• Task brief: Each line that holds the word "with" should be returned.

• Source data:
----------

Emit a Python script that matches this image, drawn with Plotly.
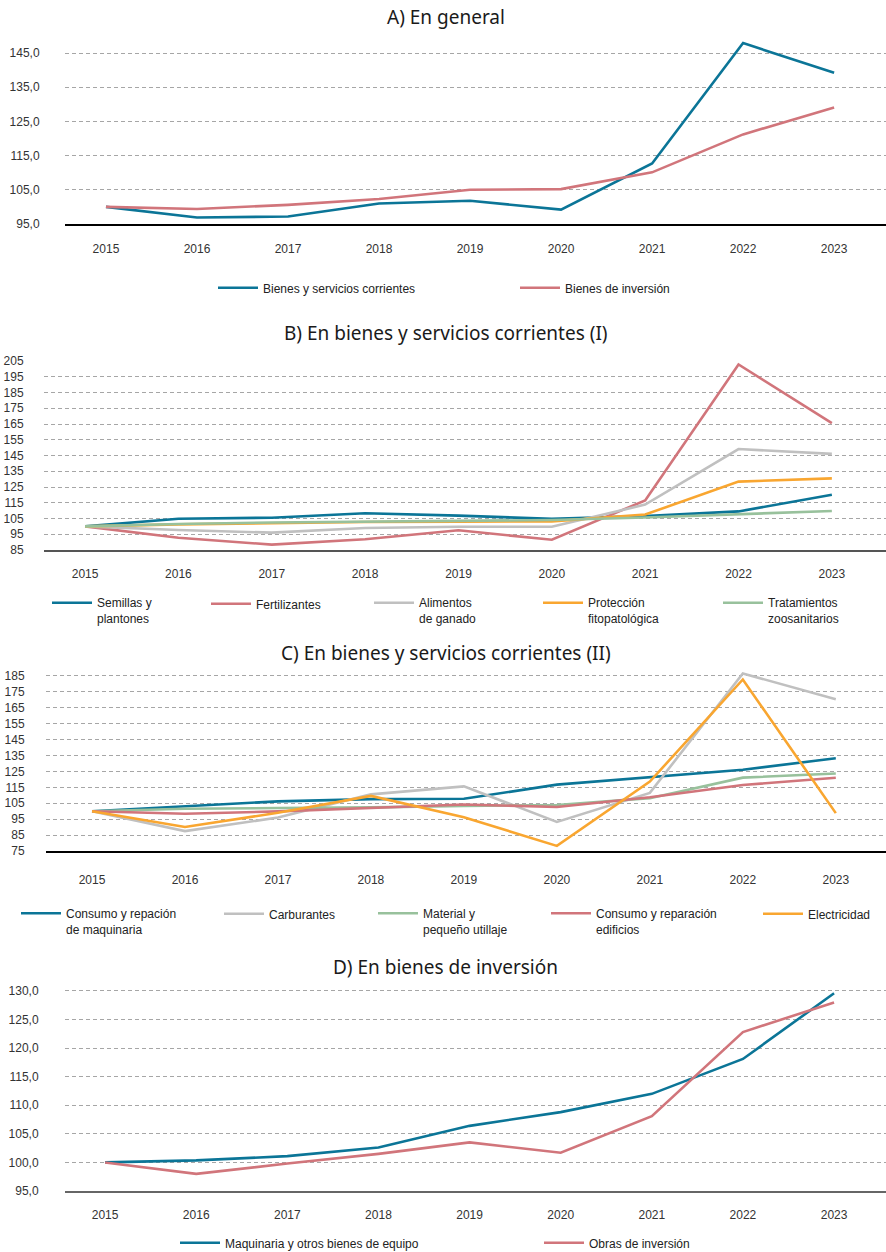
import plotly.graph_objects as go

# ---------------- data ----------------
years = ["2015", "2016", "2017", "2018", "2019", "2020", "2021", "2022", "2023"]

# A) En general
a_corrientes = [100.0, 96.9, 97.2, 101.0, 101.8, 99.2, 112.7, 147.9, 139.2]
a_inversion = [100.0, 99.4, 100.6, 102.3, 105.0, 105.2, 110.1, 121.2, 129.1]

# B) En bienes y servicios corrientes (I)
b_semillas = [100.0, 104.8, 105.5, 108.3, 106.8, 104.8, 106.5, 109.5, 120.1]
b_fertilizantes = [100.0, 92.8, 88.4, 91.8, 97.5, 91.5, 116.5, 202.8, 165.5]
b_alimentos = [100.0, 97.7, 96.0, 99.0, 99.8, 99.8, 113.8, 149.1, 146.0]
b_proteccion = [100.0, 101.3, 102.0, 102.8, 103.0, 103.2, 107.5, 128.4, 130.5]
b_tratamientos = [100.0, 101.5, 102.5, 103.0, 103.3, 104.0, 105.6, 107.6, 109.8]

# C) En bienes y servicios corrientes (II)
c_maquinaria = [100.0, 103.2, 106.2, 107.6, 107.8, 116.7, 121.4, 126.1, 133.3]
c_carburantes = [100.0, 87.5, 96.0, 110.6, 115.6, 93.3, 111.5, 186.6, 170.4]
c_material = [100.0, 101.6, 102.0, 102.4, 103.3, 103.9, 108.2, 121.1, 123.7]
c_edificios = [100.0, 98.4, 99.9, 102.2, 104.2, 102.7, 108.8, 116.5, 121.0]
c_electricidad = [100.0, 90.1, 99.0, 109.6, 96.2, 78.2, 118.6, 182.8, 98.8]

# D) En bienes de inversión
d_maquinaria = [100.0, 100.35, 101.1, 102.6, 106.4, 108.8, 112.0, 118.1, 129.6]
d_obras = [100.0, 98.0, 99.8, 101.5, 103.5, 101.7, 108.1, 122.8, 128.0]

titles = ["A) En general", "B) En bienes y servicios corrientes (I)",
          "C) En bienes y servicios corrientes (II)", "D) En bienes de inversión"]

ticks_a = [95, 105, 115, 125, 135, 145]
ticks_b = [85, 95, 105, 115, 125, 135, 145, 155, 165, 175, 185, 195, 205]
ticks_c = [75, 85, 95, 105, 115, 125, 135, 145, 155, 165, 175, 185]
ticks_d = [95, 100, 105, 110, 115, 120, 125, 130]

# ---------------- style ----------------
BLUE = "#0B7597"
RED = "#D1757B"
GRAY = "#C0C0C0"
ORANGE = "#F9A630"
GREEN = "#98C19C"

W, H = 886, 1252


def py(p):
    return 1 - p / H


def px(p):
    return p / W


TICKFONT = dict(family="Liberation Sans, Arial, sans-serif", size=12, color="#333333")
TEXTGAP = 50  # legend x to text start (itemwidth 40 + 2*5)

fig = go.Figure()

# (series, name, color, panel index, legend text x, legend y center)
traces = [
    (a_corrientes, "Bienes y servicios corrientes", BLUE, 1, 263, 288),
    (a_inversion, "Bienes de inversión", RED, 1, 565, 288),
    (b_semillas, "Semillas y<br>plantones", BLUE, 2, 97, 611),
    (b_fertilizantes, "Fertilizantes", RED, 2, 256, 604),
    (b_alimentos, "Alimentos<br>de ganado", GRAY, 2, 419, 611),
    (b_proteccion, "Protección<br>fitopatológica", ORANGE, 2, 588, 611),
    (b_tratamientos, "Tratamientos<br>zoosanitarios", GREEN, 2, 768, 611),
    (c_maquinaria, "Consumo y repación<br>de maquinaria", BLUE, 3, 66, 921.5),
    (c_carburantes, "Carburantes", GRAY, 3, 269, 914),
    (c_material, "Material y<br>pequeño utillaje", GREEN, 3, 423, 921.5),
    (c_edificios, "Consumo y reparación<br>edificios", RED, 3, 596, 921.5),
    (c_electricidad, "Electricidad", ORANGE, 3, 808, 914),
    (d_maquinaria, "Maquinaria y otros bienes de equipo", BLUE, 4, 225, 1243),
    (d_obras, "Obras de inversión", RED, 4, 589, 1243),
]

layout_legends = {}
for i, (vals, name, color, panel, lx, ly) in enumerate(traces):
    lid = "legend" if i == 0 else f"legend{i + 1}"
    sfx = "" if panel == 1 else str(panel)
    fig.add_trace(go.Scatter(
        x=years, y=vals, name=name, mode="lines",
        line=dict(color=color, width=2.6),
        xaxis="x" + sfx, yaxis="y" + sfx,
        legend=lid, showlegend=True,
    ))
    layout_legends[lid] = dict(
        x=px(lx - TEXTGAP), xanchor="left",
        y=py(ly), yanchor="middle",
        orientation="h", bgcolor="rgba(0,0,0,0)",
        font=dict(family="Liberation Sans, Arial, sans-serif", size=12, color="#222222"),
        itemwidth=40, valign="top", tracegroupgap=0,
    )

# panel geometry
panels = [
    (65, [-0.45, 8.57], (224, 35.9), [95, 150], ticks_a, ".1f", 22, 13, "#000000", 1.5),
    (44, [-0.44, 8.58], (550, 361), [85, 205], ticks_b, "d", 17, 12, "#555555", 2),
    (46, [-0.495, 8.54], (851, 671.2), [75, 188], ticks_c, "d", 18, 17, "#000000", 1.5),
    (65, [-0.44, 8.57], (1191, 988.1), [95, 130.5], ticks_d, ".1f", 23, 12, "#666666", 2),
]

layout_axes = {}
for k, (xl, xr, (yb, yt), yr, tv, tf, ygap, xgap, bcol, bw) in enumerate(panels):
    sfx = "" if k == 0 else str(k + 1)
    layout_axes["xaxis" + sfx] = dict(
        domain=[px(xl), 1], range=xr, type="category",
        anchor="y" + sfx, showgrid=False, zeroline=False,
        showline=True, linecolor=bcol, linewidth=bw,
        ticks="outside", ticklen=xgap, tickcolor="rgba(0,0,0,0)",
        tickfont=TICKFONT, fixedrange=True,
    )
    layout_axes["yaxis" + sfx] = dict(
        domain=[py(yb), py(yt)], range=yr, anchor="x" + sfx,
        tickmode="array", tickvals=tv, tickformat=tf,
        showgrid=True, gridcolor="#A6A6A6", gridwidth=1, griddash="4px,3px",
        zeroline=False, showline=False,
        ticks="outside", ticklen=ygap, tickcolor="rgba(0,0,0,0)",
        tickfont=TICKFONT, fixedrange=True,
    )

title_y = [17, 333, 653, 967]
annotations = [
    dict(text=t, x=px(446), y=py(ty), xref="paper", yref="paper",
         xanchor="center", yanchor="middle", showarrow=False,
         font=dict(family="Noto Sans, sans-serif", size=19, color="#1A1A1A"))
    for t, ty in zip(titles, title_y)
]

fig.update_layout(
    width=W, height=H,
    margin=dict(l=0, r=0, t=0, b=0, pad=0, autoexpand=False),
    paper_bgcolor="white", plot_bgcolor="white",
    separators=",.",
    annotations=annotations,
    hovermode=False,
    **layout_axes,
    **layout_legends,
)

fig.write_html(
    "out.html",
    config={"displayModeBar": False, "staticPlot": False},
    post_script="document.body.style.margin='0';document.body.style.overflow='hidden';",
)
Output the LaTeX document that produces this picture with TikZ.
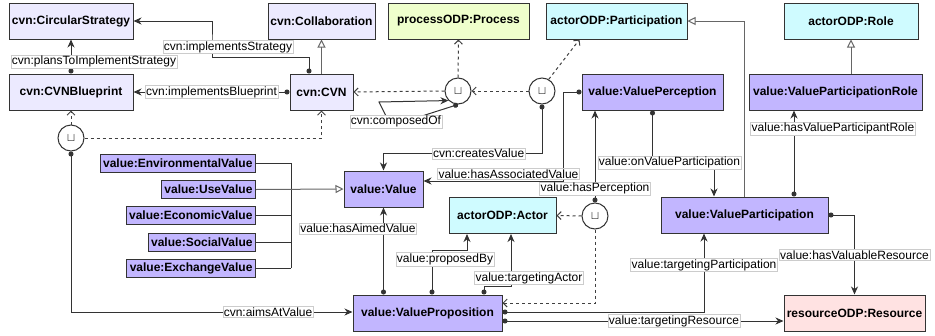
\documentclass[tikz,border=0pt]{standalone}
\usepackage{fontspec}
\setmainfont{Liberation Sans}
\usetikzlibrary{arrows.meta}
\definecolor{cvnfill}{HTML}{ECEAFF}
\definecolor{valfill}{HTML}{C2B6FF}
\definecolor{procfill}{HTML}{EFFFCC}
\definecolor{actfill}{HTML}{CFFBFF}
\definecolor{resfill}{HTML}{FFE2E2}
\definecolor{edge}{HTML}{333333}

\begin{document}
\begin{tikzpicture}[x=1pt, y=-1pt, line width=1pt, font=\fontsize{12}{14}\selectfont]
	\tikzstyle{box}=[draw=edge, minimum height=36pt, inner sep=2pt, font=\fontsize{12}{14}\selectfont\bfseries]
	\tikzstyle{small}=[box, fill=valfill, minimum height=18pt, inner xsep=3pt, inner ysep=0pt, anchor=east]
	\tikzstyle{union}=[circle, draw=edge, fill=white, minimum size=26pt, inner sep=0pt]
	\tikzstyle{lbl}=[fill=white, draw=black!20, line width=0.5pt, inner sep=1pt, font=\fontsize{12}{13}\selectfont]
	\tikzstyle{rel}=[draw=edge, {Circle[length=5pt]}-{Stealth[length=8pt,width=7pt,inset=2.5pt]}]
	\tikzstyle{isa}=[draw=black!60, -{Triangle[open,length=8pt,width=8pt,fill=white]}]
	\tikzstyle{dsh}=[draw=black!75, dash pattern=on 3pt off 3pt, -{Straight Barb[length=4pt,width=8pt]}]
	
	\useasboundingbox (0,0) rectangle (935,335);
	
	\node[box, fill=cvnfill, minimum width=124pt] (cs) at (71,21) {cvn:CircularStrategy};
	\node[box, fill=cvnfill, minimum width=107pt] (collab) at (321.5,21) {cvn:Collaboration};
	\node[box, fill=procfill, minimum width=141pt] (proc) at (458.5,21) {processODP:Process};
	\node[box, fill=actfill, minimum width=141pt] (part) at (616.5,21) {actorODP:Participation};
	\node[box, fill=actfill, minimum width=134pt] (role) at (851,21) {actorODP:Role};
	\node[box, fill=cvnfill, minimum width=124pt] (bp) at (71,92) {cvn:CVNBlueprint};
	\node[box, fill=cvnfill, minimum width=63pt] (cvn) at (321.5,92) {cvn:CVN};
	\node[box, fill=valfill, minimum width=141pt] (perc) at (652.5,92) {value:ValuePerception};
	\node[box, fill=valfill, minimum width=173pt] (prole) at (835.5,92) {value:ValueParticipationRole};
	\node[box, fill=valfill, minimum width=79pt] (val) at (383.5,189) {value:Value};
	\node[box, fill=actfill, minimum width=107pt] (actor) at (502.5,215.5) {actorODP:Actor};
	\node[box, fill=valfill, minimum width=167pt] (vpart) at (744.5,215) {value:ValueParticipation};
	\node[box, fill=valfill, minimum width=149pt] (prop) at (427.5,313) {value:ValueProposition};
	\node[box, fill=resfill, minimum width=141pt] (res) at (854.5,313) {resourceODP:Resource};
	
	\node[small] (env) at (256,163) {value:EnvironmentalValue};
	\node[small] (use) at (256,189.5) {value:UseValue};
	\node[small] (econ) at (256,215.5) {value:EconomicValue};
	\node[small] (soc) at (256,242) {value:SocialValue};
	\node[small] (exch) at (256,268) {value:ExchangeValue};
	
	\node[union] (u1) at (71,138) {$\sqcup$};
	\node[union] (u2) at (458,91) {$\sqcup$};
	\node[union] (u3) at (542,91) {$\sqcup$};
	\node[union] (u4) at (595,216) {$\sqcup$};
	
	\draw[rel] ([xshift=-12.5pt]cvn.north) |- (212,57) -- (212,47) node[lbl, xshift=16pt]{cvn:implementsStrategy} |- (cs.east);
	\draw[rel] (bp.north) -- (cs.south) node[lbl, pos=0.35, xshift=23pt]{cvn:plansToImplementStrategy};
	\draw[rel] (cvn.west) -- (bp.east) node[lbl, midway]{cvn:implementsBlueprint};
	\draw[isa] (cvn.north) -- (collab.south);
	
	\draw[dsh] (u2.north) -- (proc.south);
	\draw[dsh] (u2.west) -- (cvn.east);
	\draw[dsh] (u3.west) -- (u2.east);
	\draw[dsh] (u3.60) -- ([xshift=34pt]part.south west);
	\draw[rel] (u2.south) -- (422,116) -- (386,116) node[lbl, midway, xshift=-8pt, yshift=-5.5pt]{cvn:composedOf} -- (379,102) -- (u2.225);
	\draw[rel] (u3.south) |- ([yshift=17pt]val.north) node[lbl, pos=0.7]{cvn:createsValue} -- (val.north);
	
	\draw[dsh] (u1.north) -- (bp.south);
	\draw[dsh] (u1.east) -| (cvn.south);
	\draw[rel] (u1.south) |- ([yshift=1pt]prop.west) node[lbl, pos=0.85]{cvn:aimsAtValue};
	
	\foreach \n in {env,econ,soc,exch}
		\draw[edge] (\n.east) -- (\n.east -| 291,0);
	\draw[edge] (env.east -| 291,0) -- (exch.east -| 291,0);
	\draw[isa] (use.east) -- (val.west);
	
	\draw[rel] (perc.west) -- ++(-18,0) |- ([yshift=8pt]val.east) node[lbl, pos=0.5, xshift=-55pt, yshift=7pt]{value:hasAssociatedValue};
	\draw[rel] (u4.north) -- (u4.north |- perc.south) node[lbl, pos=0.15]{value:hasPerception};
	\draw[rel] (perc.south) -- ++(0,52) node[lbl, xshift=17pt]{value:onValueParticipation} -| ([xshift=-30.5pt]vpart.north);
	\draw[isa] (vpart.north) |- (part.east);
	\draw[isa] (role.south |- prole.north) -- (role.south);
	\draw[rel] ([xshift=49.5pt]vpart.north) -- ([xshift=49.5pt]vpart.north |- prole.south) node[lbl, pos=0.79, xshift=39pt]{value:hasValueParticipantRole};
	\draw[rel] (vpart.east) -| (res.north) node[lbl, pos=0.75]{value:hasValuableResource};
	
	\draw[rel] (val.south |- prop.north) -- (val.south) node[lbl, pos=0.76, xshift=-25.5pt]{value:hasAimedValue};
	\draw[rel] ([xshift=4.5pt]prop.north) -- ++(0,-44) node[lbl, pos=0.8, xshift=13pt]{value:proposedBy} -| ([xshift=-35.5pt]actor.south);
	\draw[rel] ([xshift=56.5pt]prop.north) -- ++(0,-8) -| ([xshift=8.5pt]actor.south) node[lbl, pos=0.58, xshift=18pt]{value:targetingActor};
	\draw[dsh] (u4.west) -- (actor.east);
	\draw[dsh] (u4.south) |- ([yshift=10pt]prop.east);
	\draw[rel] ([yshift=1pt]prop.east) -| ([xshift=-40.5pt]vpart.south) node[lbl, pos=0.8]{value:targetingParticipation};
	\draw[rel] ([yshift=-8pt]prop.east) -- ([yshift=-8pt]res.west) node[lbl, pos=0.61]{value:targetingResource};
\end{tikzpicture}
\end{document}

----------

• The response:
Emit a Python script that matches this image, drawn with Plotly.
Output the LaTeX document that produces this picture with TikZ.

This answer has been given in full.